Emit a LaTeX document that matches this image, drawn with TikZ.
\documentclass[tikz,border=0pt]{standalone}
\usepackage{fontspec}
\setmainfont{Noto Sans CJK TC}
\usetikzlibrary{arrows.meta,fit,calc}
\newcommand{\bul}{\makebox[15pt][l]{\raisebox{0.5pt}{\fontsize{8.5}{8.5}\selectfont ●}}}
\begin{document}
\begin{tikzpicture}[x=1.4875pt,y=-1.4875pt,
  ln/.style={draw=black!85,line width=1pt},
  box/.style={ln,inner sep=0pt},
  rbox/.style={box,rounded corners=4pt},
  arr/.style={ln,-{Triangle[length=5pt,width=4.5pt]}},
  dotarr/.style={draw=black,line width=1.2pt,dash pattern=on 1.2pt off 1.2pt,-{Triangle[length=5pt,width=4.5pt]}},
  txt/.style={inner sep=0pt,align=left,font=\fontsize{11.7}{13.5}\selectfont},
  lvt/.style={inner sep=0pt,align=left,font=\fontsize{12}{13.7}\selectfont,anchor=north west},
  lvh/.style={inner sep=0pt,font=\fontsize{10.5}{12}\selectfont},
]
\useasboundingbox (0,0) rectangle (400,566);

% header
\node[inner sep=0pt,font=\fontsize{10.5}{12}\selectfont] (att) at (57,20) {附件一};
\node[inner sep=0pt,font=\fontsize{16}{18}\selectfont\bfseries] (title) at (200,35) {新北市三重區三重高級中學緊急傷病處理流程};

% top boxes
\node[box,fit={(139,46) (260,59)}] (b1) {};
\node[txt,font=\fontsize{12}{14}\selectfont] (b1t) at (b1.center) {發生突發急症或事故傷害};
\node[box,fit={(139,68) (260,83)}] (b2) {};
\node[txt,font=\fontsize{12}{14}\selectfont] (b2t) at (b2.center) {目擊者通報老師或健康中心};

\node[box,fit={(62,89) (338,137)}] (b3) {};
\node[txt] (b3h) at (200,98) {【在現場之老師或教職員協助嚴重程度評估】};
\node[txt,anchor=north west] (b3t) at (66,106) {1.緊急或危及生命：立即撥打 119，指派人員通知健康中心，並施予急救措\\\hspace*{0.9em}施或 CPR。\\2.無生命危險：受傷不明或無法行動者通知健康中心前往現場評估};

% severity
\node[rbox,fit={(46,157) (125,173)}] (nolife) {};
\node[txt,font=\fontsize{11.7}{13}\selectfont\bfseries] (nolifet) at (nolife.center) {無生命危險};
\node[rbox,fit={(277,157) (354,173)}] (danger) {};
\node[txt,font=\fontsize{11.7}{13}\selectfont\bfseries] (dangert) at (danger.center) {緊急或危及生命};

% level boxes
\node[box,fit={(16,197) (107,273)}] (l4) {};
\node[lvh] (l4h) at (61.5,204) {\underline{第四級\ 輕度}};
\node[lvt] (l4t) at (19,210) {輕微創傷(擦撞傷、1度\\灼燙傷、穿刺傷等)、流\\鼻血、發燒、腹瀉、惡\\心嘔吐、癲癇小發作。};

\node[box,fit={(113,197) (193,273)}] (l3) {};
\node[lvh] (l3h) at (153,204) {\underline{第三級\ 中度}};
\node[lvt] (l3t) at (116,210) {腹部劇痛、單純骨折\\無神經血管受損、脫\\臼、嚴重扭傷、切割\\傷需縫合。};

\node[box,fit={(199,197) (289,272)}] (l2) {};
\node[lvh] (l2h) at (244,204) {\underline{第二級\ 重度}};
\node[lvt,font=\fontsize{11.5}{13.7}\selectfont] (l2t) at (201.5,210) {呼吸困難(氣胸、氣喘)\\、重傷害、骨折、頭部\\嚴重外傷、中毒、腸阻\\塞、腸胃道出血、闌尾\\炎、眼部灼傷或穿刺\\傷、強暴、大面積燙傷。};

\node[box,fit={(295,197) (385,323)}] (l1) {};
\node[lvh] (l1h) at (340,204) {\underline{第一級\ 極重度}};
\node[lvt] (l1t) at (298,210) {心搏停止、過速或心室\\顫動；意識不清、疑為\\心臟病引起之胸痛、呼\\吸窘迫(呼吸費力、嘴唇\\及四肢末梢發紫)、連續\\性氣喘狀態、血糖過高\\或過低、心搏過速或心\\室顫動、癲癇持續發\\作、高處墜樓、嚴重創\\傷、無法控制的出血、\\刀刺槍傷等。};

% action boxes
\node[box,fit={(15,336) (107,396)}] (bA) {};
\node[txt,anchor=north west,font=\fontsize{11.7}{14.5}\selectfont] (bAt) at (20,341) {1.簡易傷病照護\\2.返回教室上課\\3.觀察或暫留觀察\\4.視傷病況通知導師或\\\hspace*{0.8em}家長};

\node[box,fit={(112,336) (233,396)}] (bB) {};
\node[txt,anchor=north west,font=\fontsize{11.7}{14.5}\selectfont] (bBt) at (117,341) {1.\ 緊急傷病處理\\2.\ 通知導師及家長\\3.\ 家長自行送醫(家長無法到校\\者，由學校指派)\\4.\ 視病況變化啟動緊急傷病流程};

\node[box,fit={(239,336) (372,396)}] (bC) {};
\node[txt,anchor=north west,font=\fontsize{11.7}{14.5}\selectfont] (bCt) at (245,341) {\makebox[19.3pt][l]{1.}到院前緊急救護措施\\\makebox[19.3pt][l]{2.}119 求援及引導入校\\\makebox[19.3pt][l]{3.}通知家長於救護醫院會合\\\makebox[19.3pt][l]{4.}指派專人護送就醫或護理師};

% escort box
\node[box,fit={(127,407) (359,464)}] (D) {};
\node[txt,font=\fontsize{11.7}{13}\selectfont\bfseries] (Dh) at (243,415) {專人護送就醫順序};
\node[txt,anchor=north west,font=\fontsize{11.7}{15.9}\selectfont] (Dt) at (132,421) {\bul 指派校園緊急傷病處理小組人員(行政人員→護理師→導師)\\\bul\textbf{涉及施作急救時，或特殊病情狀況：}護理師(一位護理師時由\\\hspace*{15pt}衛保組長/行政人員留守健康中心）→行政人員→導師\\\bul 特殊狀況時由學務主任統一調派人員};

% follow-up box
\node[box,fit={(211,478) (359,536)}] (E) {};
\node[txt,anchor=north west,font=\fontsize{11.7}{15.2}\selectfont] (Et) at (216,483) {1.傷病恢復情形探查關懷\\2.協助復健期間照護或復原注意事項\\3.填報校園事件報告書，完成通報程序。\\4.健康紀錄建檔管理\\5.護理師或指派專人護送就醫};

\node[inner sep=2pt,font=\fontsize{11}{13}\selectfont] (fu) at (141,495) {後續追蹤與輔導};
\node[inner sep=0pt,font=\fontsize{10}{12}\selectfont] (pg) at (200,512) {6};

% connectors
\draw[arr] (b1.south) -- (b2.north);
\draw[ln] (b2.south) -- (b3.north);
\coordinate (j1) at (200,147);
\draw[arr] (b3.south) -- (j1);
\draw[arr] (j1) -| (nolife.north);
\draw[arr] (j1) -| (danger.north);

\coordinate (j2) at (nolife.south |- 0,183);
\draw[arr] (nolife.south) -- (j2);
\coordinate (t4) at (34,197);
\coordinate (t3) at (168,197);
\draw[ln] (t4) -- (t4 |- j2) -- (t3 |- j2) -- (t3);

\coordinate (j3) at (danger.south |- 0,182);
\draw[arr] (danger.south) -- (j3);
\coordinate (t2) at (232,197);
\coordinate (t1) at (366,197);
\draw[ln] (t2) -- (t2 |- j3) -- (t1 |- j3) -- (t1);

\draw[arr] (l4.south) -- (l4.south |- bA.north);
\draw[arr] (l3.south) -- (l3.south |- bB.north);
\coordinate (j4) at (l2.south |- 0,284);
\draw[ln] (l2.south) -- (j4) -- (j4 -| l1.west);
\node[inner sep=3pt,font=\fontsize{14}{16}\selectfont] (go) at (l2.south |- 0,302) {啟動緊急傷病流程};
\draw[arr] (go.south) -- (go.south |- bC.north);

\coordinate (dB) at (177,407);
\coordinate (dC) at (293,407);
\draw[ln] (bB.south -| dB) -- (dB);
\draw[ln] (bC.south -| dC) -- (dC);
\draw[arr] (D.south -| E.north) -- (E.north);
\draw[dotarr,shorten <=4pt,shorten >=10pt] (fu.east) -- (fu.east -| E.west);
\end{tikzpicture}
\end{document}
= = = =
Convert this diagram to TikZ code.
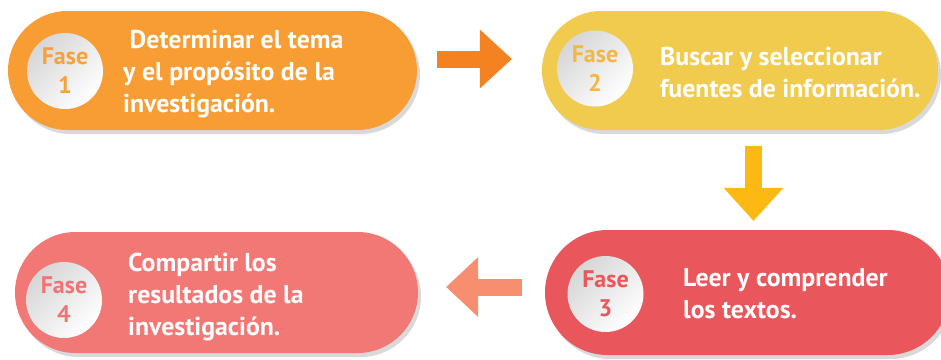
= = = =
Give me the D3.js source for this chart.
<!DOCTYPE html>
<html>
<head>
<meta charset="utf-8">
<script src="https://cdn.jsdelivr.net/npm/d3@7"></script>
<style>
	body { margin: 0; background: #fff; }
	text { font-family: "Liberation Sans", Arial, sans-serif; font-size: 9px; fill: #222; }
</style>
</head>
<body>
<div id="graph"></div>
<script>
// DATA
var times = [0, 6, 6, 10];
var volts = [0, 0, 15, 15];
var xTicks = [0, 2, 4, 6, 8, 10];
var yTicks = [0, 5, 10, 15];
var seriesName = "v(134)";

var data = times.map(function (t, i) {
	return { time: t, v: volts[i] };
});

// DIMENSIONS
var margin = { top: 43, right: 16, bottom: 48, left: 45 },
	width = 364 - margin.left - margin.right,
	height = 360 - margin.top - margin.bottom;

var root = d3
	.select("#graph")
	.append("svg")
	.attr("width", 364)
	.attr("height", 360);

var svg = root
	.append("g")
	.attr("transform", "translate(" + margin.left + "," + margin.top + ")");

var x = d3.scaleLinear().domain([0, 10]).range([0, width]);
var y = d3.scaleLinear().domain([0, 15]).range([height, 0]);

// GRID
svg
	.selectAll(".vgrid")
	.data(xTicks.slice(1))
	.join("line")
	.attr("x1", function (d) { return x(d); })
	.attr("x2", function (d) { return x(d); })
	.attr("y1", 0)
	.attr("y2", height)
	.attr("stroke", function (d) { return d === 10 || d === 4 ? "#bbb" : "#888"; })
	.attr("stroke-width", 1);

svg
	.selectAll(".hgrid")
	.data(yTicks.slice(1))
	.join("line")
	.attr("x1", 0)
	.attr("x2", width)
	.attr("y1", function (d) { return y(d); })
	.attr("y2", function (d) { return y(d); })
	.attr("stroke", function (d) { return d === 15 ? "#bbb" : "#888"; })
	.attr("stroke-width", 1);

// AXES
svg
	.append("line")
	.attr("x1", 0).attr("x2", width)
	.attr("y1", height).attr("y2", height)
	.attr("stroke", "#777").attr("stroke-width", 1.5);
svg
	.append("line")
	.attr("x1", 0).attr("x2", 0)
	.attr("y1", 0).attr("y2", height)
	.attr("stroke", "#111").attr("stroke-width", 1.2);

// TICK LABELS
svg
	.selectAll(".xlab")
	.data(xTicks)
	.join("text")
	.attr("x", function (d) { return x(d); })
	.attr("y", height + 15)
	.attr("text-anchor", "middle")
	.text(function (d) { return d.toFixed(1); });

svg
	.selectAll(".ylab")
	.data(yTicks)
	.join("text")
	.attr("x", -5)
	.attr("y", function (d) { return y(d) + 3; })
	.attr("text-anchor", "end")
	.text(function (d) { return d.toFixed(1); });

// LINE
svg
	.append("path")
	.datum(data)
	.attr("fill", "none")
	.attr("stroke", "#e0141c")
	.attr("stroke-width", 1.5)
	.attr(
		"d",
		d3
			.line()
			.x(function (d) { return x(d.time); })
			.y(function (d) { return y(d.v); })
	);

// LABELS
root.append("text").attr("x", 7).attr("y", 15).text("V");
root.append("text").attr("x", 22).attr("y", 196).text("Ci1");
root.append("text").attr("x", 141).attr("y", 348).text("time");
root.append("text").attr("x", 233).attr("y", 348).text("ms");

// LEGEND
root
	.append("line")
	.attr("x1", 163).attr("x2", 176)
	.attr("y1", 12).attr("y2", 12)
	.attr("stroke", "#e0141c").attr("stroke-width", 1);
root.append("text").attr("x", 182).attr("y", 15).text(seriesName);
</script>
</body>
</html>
= = = =
§ **INSTRUCTION**: Reproduce, without alteration, solely the lines beginning at the line that includes "Emit a LaTeX" and ending at the line that includes "(title) at (200,35)", both lines included.

§ **OUTPUT FOR THIS TASK**:
Emit a LaTeX document that matches this image, drawn with TikZ.
\documentclass[tikz,border=0pt]{standalone}
\usepackage{fontspec}
\setmainfont{Noto Sans CJK TC}
\usetikzlibrary{arrows.meta,fit,calc}
\newcommand{\bul}{\makebox[15pt][l]{\raisebox{0.5pt}{\fontsize{8.5}{8.5}\selectfont ●}}}
\begin{document}
\begin{tikzpicture}[x=1.4875pt,y=-1.4875pt,
  ln/.style={draw=black!85,line width=1pt},
  box/.style={ln,inner sep=0pt},
  rbox/.style={box,rounded corners=4pt},
  arr/.style={ln,-{Triangle[length=5pt,width=4.5pt]}},
  dotarr/.style={draw=black,line width=1.2pt,dash pattern=on 1.2pt off 1.2pt,-{Triangle[length=5pt,width=4.5pt]}},
  txt/.style={inner sep=0pt,align=left,font=\fontsize{11.7}{13.5}\selectfont},
  lvt/.style={inner sep=0pt,align=left,font=\fontsize{12}{13.7}\selectfont,anchor=north west},
  lvh/.style={inner sep=0pt,font=\fontsize{10.5}{12}\selectfont},
]
\useasboundingbox (0,0) rectangle (400,566);

% header
\node[inner sep=0pt,font=\fontsize{10.5}{12}\selectfont] (att) at (57,20) {附件一};
\node[inner sep=0pt,font=\fontsize{16}{18}\selectfont\bfseries] (title) at (200,35) {新北市三重區三重高級中學緊急傷病處理流程};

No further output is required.